Chaque chose en son temps (évidemment). Dans la notion de timing, on n’est jamais seuls. C’est la force du festival. Cette traditionnelle et légitime façon de penser à la conjoncture, parfois à la défaveur du candidat. Qui, quoi, comment, pourquoi, à quel moment. Je comprends aujourd’hui pourquoi il est optimal - ou mieux, si l’on veut comparer - que Mommy soit en compétition, ici et maintenant. Et j’en suis heureux, et reconnaissant. Car oui, la conjoncture est intéressante.

Mais le bonheur d’aujourd’hui n’efface pas les déconvenues passées. Au fond de moi, la déception passagère de voir Laurence Anyways échapper à ce catalogue existe encore, dans ma mémoire, uniquement. C’était une déception humaine, même si les gens ont préféré en faire ce qu’ils voulaient, pour se moquer de moi, pour me faire passer pour ce que je ne suis pas. Ils auraient pu comprendre ce que c’est que d’être déçu, bien qu’on soit comblé tout de même.

Mais la simple déception, ça n’est pas assez vendeur sur papier. Les gens sans empathie ne sentent pas les autres, ils ne sentent pas les choses, alors ils pallient toujours ce manque de pif par un parfum de scandale, au final bien inintéressant. C’est dommage parce qu’à force de se concentrer sur ces chimères-là, on rate l’essentiel. L’essentiel, c’est d’aimer ou non un film. Pas la personne qui l’a fait.
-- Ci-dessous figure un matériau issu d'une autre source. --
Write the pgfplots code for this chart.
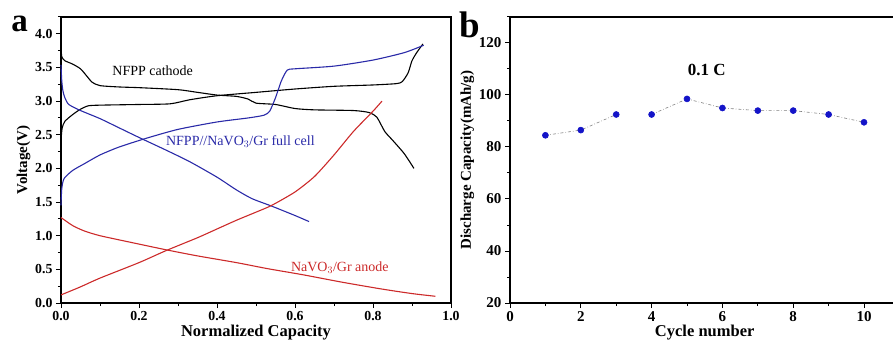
\documentclass[border=0pt]{standalone}
\usepackage{pgfplots}
\pgfplotsset{compat=1.18}
\usepackage{fontspec}
\setmainfont{Liberation Serif}
\definecolor{cblue}{HTML}{2A2AA8}
\definecolor{cred}{HTML}{CC2A2A}
\definecolor{mblue}{HTML}{1414C8}
\begin{document}
\begin{tikzpicture}
\useasboundingbox (0pt,0pt) rectangle (893pt,348pt);
\clip (0pt,0pt) rectangle (893pt,348pt);
\pgfplotsset{every axis/.style={
  scale only axis,
  axis line style={line width=1.3pt},
  tick style={line width=1pt,black},
  tick align=outside,
  xtick pos=bottom, ytick pos=left,
  major tick length=5pt, minor tick length=3pt,
  tick label style={font=\fontsize{13.8}{14}\selectfont\bfseries},
  label style={font=\fontsize{15}{16}\selectfont\bfseries},
  /pgf/number format/assume math mode=true,
}}
\begin{axis}[at={(61pt,45pt)}, anchor=south west, width=390pt, height=286pt,
  xmin=0, xmax=1, ymin=0, ymax=4.25,
  xtick={0,0.2,...,1.0}, minor xtick={0.1,0.3,...,0.9},
  ytick={0,0.5,...,4.0}, minor ytick={0.25,0.75,...,4.25},
  xticklabel style={/pgf/number format/.cd,fixed,fixed zerofill,precision=1},
  yticklabel style={/pgf/number format/.cd,fixed,fixed zerofill,precision=1},
  xlabel={Normalized Capacity}, ylabel={Voltage(V)},
  xlabel style={yshift=3pt, font=\fontsize{16.5}{17}\selectfont\bfseries}, ylabel style={yshift=-2pt},
  clip=false]
\addplot[black, line width=1.1pt, smooth, tension=0.4] coordinates {
(0,2.42)(0.003,2.6)(0.01,2.7)(0.03,2.8)(0.05,2.88)(0.07,2.93)(0.1,2.94)(0.2,2.95)(0.28,2.96)(0.33,3.02)(0.4,3.08)(0.5,3.13)(0.6,3.18)(0.7,3.22)(0.8,3.24)(0.86,3.26)(0.875,3.29)(0.89,3.42)(0.9,3.6)(0.912,3.72)(0.928,3.85)};
\addplot[black, line width=1.1pt, smooth, tension=0.4] coordinates {
(0,3.82)(0.002,3.66)(0.01,3.6)(0.03,3.55)(0.05,3.48)(0.065,3.38)(0.08,3.28)(0.1,3.23)(0.15,3.21)(0.2,3.2)(0.3,3.17)(0.35,3.13)(0.4,3.09)(0.45,3.07)(0.48,3.03)(0.5,2.97)(0.55,2.95)(0.6,2.89)(0.65,2.87)(0.75,2.86)(0.79,2.83)(0.81,2.76)(0.83,2.55)(0.85,2.42)(0.88,2.22)(0.905,2.0)};
\addplot[cblue, line width=1.1pt, smooth, tension=0.4] coordinates {
(0,3.54)(0.002,3.3)(0.005,3.15)(0.01,3.05)(0.02,2.95)(0.05,2.86)(0.1,2.74)(0.15,2.6)(0.2,2.46)(0.27,2.27)(0.33,2.1)(0.4,1.87)(0.45,1.68)(0.49,1.55)(0.54,1.44)(0.6,1.3)(0.636,1.21)};
\addplot[cblue, line width=1.1pt, smooth, tension=0.4] coordinates {
(0,1.45)(0.002,1.7)(0.008,1.85)(0.03,1.97)(0.06,2.07)(0.1,2.2)(0.15,2.32)(0.22,2.45)(0.3,2.58)(0.4,2.69)(0.48,2.75)(0.52,2.79)(0.535,2.85)(0.55,3.05)(0.565,3.3)(0.58,3.46)(0.6,3.48)(0.7,3.52)(0.8,3.61)(0.88,3.72)(0.93,3.83)};
\addplot[cred, line width=1.1pt, smooth, tension=0.4] coordinates {
(0,1.27)(0.03,1.15)(0.06,1.07)(0.1,1.0)(0.18,0.9)(0.27,0.79)(0.35,0.7)(0.45,0.6)(0.53,0.51)(0.62,0.42)(0.72,0.31)(0.82,0.21)(0.9,0.14)(0.96,0.1)};
\addplot[cred, line width=1.1pt, smooth, tension=0.4] coordinates {
(0,0.12)(0.05,0.24)(0.1,0.37)(0.2,0.6)(0.27,0.78)(0.35,0.97)(0.4,1.1)(0.45,1.23)(0.5,1.35)(0.54,1.45)(0.6,1.65)(0.65,1.88)(0.7,2.2)(0.75,2.55)(0.8,2.85)(0.823,3.0)};
\node[font=\fontsize{14}{15}\selectfont] at (axis cs:0.235,3.45) {NFPP cathode};
\node[font=\fontsize{14}{15}\selectfont, text=cblue] at (axis cs:0.46,2.4) {NFPP//NaVO$_3$/Gr full cell};
\node[font=\fontsize{14}{15}\selectfont, text=cred] at (axis cs:0.715,0.53) {NaVO$_3$/Gr anode};
\node[font=\fontsize{33}{33}\selectfont\bfseries, anchor=base west, inner sep=0pt] at (axis cs:-0.128,4.03) {a};
\end{axis}
\begin{axis}[at={(510pt,45pt)}, anchor=south west, width=389.4pt, height=286pt,
  axis line style={line width=2pt},
  tick label style={font=\fontsize{15}{16}\selectfont\bfseries},
  xmin=0, xmax=11, ymin=20, ymax=130,
  xtick={0,2,...,10}, minor xtick={1,3,...,9},
  ytick={20,40,...,120}, minor ytick={30,50,...,130},
  xlabel={Cycle number}, ylabel={Discharge Capacity(mAh/g)},
  xlabel style={yshift=3pt, font=\fontsize{16.5}{17}\selectfont\bfseries}, ylabel style={yshift=-2pt},
  clip=false]
\addplot[gray, line width=0.6pt, dash dot, mark=*, mark size=3pt, mark options={solid, fill=mblue, draw=mblue}] coordinates {(1,84.5)(2,86.5)(3,92.5)};
\addplot[gray, line width=0.6pt, dash dot, mark=*, mark size=3pt, mark options={solid, fill=mblue, draw=mblue}] coordinates {(4,92.5)(5,98.5)(6,95)(7,94)(8,94)(9,92.5)(10,89.5)};
\node[font=\fontsize{17}{18}\selectfont\bfseries] at (axis cs:5.56,109.6) {0.1 C};
\node[font=\fontsize{37}{37}\selectfont\bfseries, anchor=base west, inner sep=0pt] at (axis cs:-1.42,122.3) {b};
\end{axis}
\end{tikzpicture}
\end{document}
Hormis les entrevues à la tonne, quoi faire sur la Croisette? Les soirées mondaines? Aller voir des films? Si oui, lesquels avez-vous hâte de voir? Ou bien se ronger les ongles dans la chambre d’hôtel...

Je n’ai pas besoin d’être dans ma chambre pour me ronger les ongles. Je me les ronge tout le temps de toute manière, que j’attende de monter les marches ou que j’attends mon HiBoy chez Dic Ann’s.

Cannes est un amalgame. On trouve toujours le temps, finalement, pour voir les gens ou faire quelque chose. On passe d’une fête à l’autre, on va à la mer, on mange, on court partout. Hop, on se glisse à un film, et après il y a un dîner, etc., etc., etc. C’est un train de vie complètement unique. J’ai vu Saint-Laurent de Bonello où Gaspard Ulliel brille de tous ses feux - et même de ceux des autres. Je verrai aussi Foxcatcher, avec Channing Tatum. J’en mourrai peut-être.

Est-ce qu’on arrive à dormir quand on se retrouve si proche de la Palme d’or?

Non : Qu’est-ce qu’on fait à la place?

On répond aux questions du Huffington Post!

Oui : De quoi rêve-t-on?

À quelqu’un qui n’a rien à voir avec tout ça.